▶ **EXERCISE INPUTS**

* start *

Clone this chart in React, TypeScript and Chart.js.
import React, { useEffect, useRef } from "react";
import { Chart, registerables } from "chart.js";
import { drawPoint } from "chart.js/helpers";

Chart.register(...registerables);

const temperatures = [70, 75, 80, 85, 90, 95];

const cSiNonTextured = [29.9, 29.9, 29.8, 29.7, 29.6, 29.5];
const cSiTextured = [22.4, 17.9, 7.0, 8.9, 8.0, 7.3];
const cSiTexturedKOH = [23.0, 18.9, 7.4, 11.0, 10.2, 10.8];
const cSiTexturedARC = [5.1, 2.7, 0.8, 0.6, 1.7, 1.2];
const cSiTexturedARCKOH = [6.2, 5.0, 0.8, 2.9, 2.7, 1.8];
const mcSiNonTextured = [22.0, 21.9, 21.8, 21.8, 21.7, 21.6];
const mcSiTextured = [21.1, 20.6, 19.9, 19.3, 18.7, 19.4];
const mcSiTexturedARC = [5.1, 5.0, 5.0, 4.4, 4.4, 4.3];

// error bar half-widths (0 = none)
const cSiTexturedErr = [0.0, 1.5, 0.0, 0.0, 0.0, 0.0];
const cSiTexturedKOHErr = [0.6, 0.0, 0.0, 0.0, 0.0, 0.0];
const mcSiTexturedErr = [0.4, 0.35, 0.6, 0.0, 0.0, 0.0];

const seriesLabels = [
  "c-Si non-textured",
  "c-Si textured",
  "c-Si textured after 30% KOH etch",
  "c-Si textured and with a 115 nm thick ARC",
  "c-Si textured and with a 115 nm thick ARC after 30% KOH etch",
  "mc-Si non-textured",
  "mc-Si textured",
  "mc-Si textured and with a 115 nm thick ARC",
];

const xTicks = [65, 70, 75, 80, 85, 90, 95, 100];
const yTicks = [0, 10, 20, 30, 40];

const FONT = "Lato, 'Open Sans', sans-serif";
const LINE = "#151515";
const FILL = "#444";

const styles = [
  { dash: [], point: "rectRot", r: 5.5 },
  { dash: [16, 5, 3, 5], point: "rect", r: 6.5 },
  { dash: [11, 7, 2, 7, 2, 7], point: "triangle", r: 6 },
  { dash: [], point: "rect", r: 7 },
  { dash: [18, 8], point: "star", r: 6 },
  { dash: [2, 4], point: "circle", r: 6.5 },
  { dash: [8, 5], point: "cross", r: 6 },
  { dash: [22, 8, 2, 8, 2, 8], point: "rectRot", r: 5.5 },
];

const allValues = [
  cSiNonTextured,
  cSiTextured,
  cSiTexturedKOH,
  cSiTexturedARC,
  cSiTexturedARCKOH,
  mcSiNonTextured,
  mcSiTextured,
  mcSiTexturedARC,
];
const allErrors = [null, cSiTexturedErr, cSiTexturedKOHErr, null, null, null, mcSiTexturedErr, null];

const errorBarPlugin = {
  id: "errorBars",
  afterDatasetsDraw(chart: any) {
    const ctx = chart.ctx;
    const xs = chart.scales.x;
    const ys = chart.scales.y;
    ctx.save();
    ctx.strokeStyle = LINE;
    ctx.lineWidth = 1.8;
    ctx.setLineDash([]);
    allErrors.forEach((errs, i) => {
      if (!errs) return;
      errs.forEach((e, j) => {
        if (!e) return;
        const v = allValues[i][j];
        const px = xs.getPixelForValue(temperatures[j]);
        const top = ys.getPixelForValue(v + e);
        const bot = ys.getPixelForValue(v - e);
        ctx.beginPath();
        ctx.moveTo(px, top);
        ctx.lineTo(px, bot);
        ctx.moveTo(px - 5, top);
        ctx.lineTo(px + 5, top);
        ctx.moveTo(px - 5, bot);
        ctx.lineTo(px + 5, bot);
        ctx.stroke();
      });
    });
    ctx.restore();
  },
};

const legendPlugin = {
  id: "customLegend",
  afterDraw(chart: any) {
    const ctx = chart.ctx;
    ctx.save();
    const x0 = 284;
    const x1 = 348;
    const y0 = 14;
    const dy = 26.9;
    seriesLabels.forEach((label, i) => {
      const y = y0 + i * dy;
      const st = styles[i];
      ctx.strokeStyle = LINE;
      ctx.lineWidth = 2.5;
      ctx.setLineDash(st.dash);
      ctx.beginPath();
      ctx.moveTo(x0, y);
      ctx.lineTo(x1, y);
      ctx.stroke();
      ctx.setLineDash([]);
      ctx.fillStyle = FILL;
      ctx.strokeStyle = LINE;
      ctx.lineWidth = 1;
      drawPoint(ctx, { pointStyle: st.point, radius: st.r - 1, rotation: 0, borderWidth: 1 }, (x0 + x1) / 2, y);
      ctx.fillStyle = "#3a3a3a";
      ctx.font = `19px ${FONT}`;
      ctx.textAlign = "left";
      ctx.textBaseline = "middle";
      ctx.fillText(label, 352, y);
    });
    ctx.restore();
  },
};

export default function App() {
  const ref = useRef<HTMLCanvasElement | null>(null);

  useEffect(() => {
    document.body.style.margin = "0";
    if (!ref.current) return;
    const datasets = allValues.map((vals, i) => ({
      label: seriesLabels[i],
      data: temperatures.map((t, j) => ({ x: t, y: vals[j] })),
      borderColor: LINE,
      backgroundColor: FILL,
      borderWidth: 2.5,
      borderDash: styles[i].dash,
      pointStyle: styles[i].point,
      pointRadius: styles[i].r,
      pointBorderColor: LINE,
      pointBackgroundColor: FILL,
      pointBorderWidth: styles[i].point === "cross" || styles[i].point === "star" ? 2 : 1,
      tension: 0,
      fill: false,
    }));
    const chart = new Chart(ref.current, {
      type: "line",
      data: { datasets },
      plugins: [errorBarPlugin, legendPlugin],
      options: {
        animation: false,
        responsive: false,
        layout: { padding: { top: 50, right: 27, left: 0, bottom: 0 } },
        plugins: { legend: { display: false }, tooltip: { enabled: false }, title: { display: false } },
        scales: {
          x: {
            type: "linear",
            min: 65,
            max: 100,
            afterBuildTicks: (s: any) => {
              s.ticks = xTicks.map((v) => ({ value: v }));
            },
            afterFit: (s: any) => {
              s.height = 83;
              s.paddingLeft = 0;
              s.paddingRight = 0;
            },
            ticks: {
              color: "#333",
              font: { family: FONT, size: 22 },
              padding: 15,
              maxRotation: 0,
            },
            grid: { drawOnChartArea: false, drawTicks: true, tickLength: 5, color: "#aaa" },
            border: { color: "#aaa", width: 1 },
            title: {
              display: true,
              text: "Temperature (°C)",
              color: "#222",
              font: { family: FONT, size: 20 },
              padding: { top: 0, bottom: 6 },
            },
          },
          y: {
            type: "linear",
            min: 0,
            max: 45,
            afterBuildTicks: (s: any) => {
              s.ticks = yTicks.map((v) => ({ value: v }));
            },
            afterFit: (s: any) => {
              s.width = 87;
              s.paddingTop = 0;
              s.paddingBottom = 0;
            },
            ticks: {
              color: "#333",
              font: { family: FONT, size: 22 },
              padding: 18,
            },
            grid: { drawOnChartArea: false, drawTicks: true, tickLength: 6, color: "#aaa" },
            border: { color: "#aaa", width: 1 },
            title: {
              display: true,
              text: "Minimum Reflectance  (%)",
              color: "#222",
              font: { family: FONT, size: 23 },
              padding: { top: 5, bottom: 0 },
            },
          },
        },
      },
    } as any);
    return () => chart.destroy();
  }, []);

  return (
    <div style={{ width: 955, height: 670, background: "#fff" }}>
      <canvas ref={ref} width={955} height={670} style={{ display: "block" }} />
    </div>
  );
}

* end *
* start *

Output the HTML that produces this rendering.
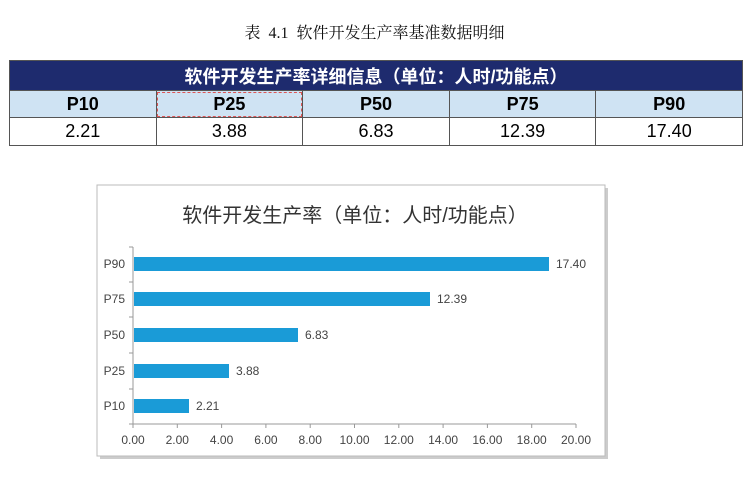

* end *
* start *

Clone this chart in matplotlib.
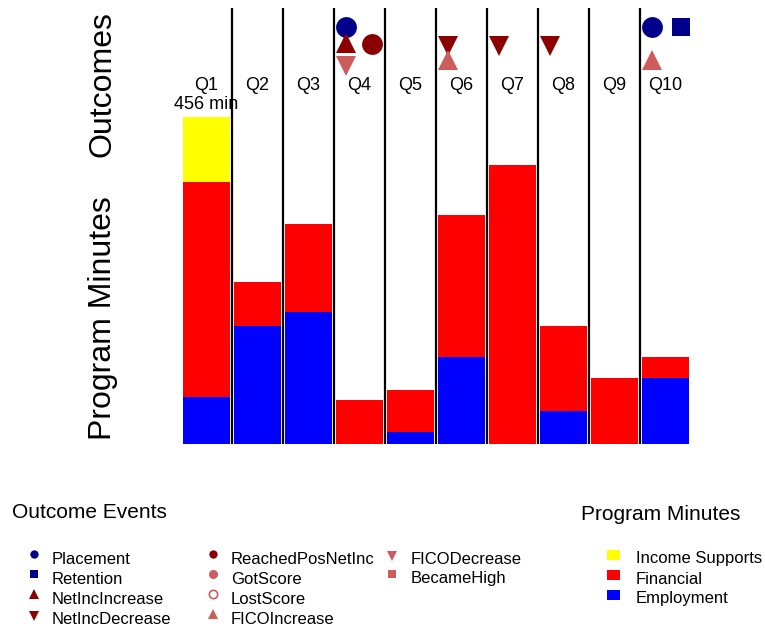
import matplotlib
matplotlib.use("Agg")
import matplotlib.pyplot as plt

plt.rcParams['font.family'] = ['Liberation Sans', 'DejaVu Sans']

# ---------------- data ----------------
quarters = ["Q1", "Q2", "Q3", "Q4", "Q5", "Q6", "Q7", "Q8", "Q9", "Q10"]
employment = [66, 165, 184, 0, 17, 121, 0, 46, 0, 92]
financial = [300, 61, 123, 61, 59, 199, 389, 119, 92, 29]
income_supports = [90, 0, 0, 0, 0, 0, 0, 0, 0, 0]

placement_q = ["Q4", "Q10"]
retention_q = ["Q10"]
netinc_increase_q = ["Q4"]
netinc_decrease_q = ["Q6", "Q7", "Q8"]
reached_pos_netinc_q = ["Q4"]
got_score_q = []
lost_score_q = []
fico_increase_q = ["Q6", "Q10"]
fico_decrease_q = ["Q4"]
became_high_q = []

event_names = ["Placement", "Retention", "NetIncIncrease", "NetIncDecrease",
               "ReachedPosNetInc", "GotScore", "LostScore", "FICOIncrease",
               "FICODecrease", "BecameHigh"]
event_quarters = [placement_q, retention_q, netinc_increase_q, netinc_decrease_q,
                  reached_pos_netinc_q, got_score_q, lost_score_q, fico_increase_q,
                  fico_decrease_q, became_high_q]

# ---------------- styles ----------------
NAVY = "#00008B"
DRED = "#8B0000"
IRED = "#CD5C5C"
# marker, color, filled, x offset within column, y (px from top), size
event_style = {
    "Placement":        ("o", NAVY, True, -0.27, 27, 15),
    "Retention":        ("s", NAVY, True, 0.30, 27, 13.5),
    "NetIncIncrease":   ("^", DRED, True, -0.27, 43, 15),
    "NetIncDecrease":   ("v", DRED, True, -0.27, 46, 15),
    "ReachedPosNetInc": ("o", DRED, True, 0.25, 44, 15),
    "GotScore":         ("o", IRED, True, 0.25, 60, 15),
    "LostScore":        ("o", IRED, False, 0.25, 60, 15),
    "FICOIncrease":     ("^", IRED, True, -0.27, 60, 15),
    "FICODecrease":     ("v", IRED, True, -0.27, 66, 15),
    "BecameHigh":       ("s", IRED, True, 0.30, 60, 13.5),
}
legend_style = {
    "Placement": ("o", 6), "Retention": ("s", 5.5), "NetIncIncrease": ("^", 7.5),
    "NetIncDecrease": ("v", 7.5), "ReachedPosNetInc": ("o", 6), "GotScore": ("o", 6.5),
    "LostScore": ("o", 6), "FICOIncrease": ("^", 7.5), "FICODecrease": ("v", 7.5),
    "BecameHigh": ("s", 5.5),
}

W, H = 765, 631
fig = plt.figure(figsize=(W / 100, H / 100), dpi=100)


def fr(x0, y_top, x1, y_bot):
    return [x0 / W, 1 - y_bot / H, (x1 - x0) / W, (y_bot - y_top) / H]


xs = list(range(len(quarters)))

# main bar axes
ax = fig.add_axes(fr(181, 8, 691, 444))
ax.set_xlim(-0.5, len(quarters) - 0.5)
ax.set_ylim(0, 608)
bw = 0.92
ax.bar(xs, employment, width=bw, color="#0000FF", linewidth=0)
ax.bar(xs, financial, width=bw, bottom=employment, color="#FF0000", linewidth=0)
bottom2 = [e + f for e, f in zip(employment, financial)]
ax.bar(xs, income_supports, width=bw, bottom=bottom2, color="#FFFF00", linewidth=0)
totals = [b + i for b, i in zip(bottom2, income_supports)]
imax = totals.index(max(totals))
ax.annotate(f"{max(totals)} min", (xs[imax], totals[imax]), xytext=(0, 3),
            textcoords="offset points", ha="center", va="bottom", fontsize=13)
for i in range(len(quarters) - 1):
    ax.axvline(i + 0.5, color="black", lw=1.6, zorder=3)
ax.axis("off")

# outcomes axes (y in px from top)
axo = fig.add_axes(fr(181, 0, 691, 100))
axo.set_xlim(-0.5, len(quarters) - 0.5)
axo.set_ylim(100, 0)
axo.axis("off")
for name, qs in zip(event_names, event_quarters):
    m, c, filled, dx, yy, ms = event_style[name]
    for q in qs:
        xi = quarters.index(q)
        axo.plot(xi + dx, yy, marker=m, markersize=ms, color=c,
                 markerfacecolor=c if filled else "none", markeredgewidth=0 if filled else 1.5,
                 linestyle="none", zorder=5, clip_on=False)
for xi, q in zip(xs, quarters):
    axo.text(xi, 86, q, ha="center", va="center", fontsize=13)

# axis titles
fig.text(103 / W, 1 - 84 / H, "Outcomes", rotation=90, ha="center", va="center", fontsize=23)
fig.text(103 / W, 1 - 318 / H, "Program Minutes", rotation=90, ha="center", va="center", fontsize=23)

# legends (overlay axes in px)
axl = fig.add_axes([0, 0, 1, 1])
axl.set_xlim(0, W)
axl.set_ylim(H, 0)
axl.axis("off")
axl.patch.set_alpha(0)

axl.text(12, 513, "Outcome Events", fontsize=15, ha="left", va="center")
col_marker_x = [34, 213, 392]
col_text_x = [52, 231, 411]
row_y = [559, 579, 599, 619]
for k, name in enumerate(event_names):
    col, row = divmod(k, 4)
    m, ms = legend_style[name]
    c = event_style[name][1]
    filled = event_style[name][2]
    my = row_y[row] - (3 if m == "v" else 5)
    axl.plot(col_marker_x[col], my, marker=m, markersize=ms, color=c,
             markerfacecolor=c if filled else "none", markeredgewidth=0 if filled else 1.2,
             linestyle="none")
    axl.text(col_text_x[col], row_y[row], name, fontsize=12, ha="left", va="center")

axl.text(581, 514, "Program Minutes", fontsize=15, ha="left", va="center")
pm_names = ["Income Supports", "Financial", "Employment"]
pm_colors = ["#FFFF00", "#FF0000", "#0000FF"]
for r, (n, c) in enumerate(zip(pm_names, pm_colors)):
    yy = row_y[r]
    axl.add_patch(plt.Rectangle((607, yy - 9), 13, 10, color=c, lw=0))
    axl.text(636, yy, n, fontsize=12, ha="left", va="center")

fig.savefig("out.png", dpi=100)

* end *

▶ **PROMPT**
Print exactly what appears from the line holding "Clone this chart in matplotlib." down to the line holding "became_high_q = []", both ends kept, leaving out the pictures.

▶ **OUTPUT FOR THIS EXERCISE**
Clone this chart in matplotlib.
import matplotlib
matplotlib.use("Agg")
import matplotlib.pyplot as plt

plt.rcParams['font.family'] = ['Liberation Sans', 'DejaVu Sans']

# ---------------- data ----------------
quarters = ["Q1", "Q2", "Q3", "Q4", "Q5", "Q6", "Q7", "Q8", "Q9", "Q10"]
employment = [66, 165, 184, 0, 17, 121, 0, 46, 0, 92]
financial = [300, 61, 123, 61, 59, 199, 389, 119, 92, 29]
income_supports = [90, 0, 0, 0, 0, 0, 0, 0, 0, 0]

placement_q = ["Q4", "Q10"]
retention_q = ["Q10"]
netinc_increase_q = ["Q4"]
netinc_decrease_q = ["Q6", "Q7", "Q8"]
reached_pos_netinc_q = ["Q4"]
got_score_q = []
lost_score_q = []
fico_increase_q = ["Q6", "Q10"]
fico_decrease_q = ["Q4"]
became_high_q = []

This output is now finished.